Star Classification

Star are classified by the relative intensity of certain absorption lines occurring in their spectra, which is directly related to the surface temperature of the star. The stages of spectrum sequence, hottest to coldest, are designated by the letters: W, O, B, A, F, G, K, M and C. The numbers 0 to 9 are used to denote gradients in the pattern within each class. In addition there are neutron stars which are given a different classification.

Class W
Wolf-Rayet stars. Mostly He. up to 70,000 K

Class O
Lines of Hydrogen, Helium (HeI, HeII)

Class B
Hydrogen and intense HeI lines. HeII lines absent.

Class A
Hydrogen dominant lines. Calcium (CaII) lines. HeI and HeII lines absent.

Class F
Hydrogen and metals lines (CaII, Fe).

Class G
Hydrogen and metal lines.
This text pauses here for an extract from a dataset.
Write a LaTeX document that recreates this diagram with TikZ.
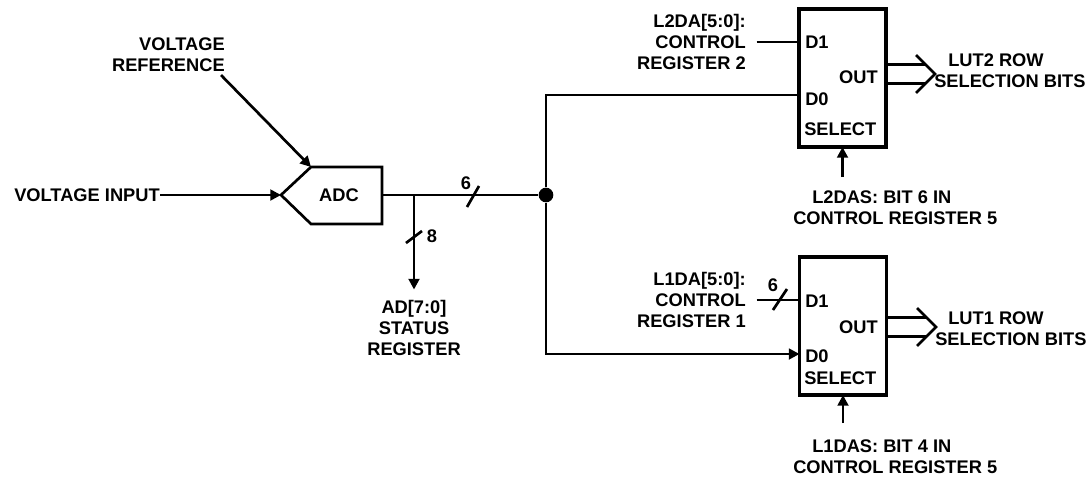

Many have notabe Iron lines. Some have molecular species.

Class K
Hydrogen lines, strong calcium lines and metal lines. Less intense violet light.

Class M
Metal lines. Molecular species notably Titanium oxide.

Class C
Metal lines. Molecular species notably C2.

Neutron stars and pulsars
A neutron star is a large mass with a gravitational field so high that the atoms itself have collapsed to neutrons. Pulsars are neutron stars that emit high levels of radiation with regular pulsation periods

A majority of stars are members of binary or multiple-star systems. Related stars rotate about a common centripetal point but are still far apart. A binary star system is two related stars. A cluster is a group of related stars. A double is a two unrelated stars which appear very close together. A triple is three unrelated stars that appear very close together.

The luminosity of a star can vary over time, either periodically or not. Stars evolve. They change from one star type to another over their lifetime.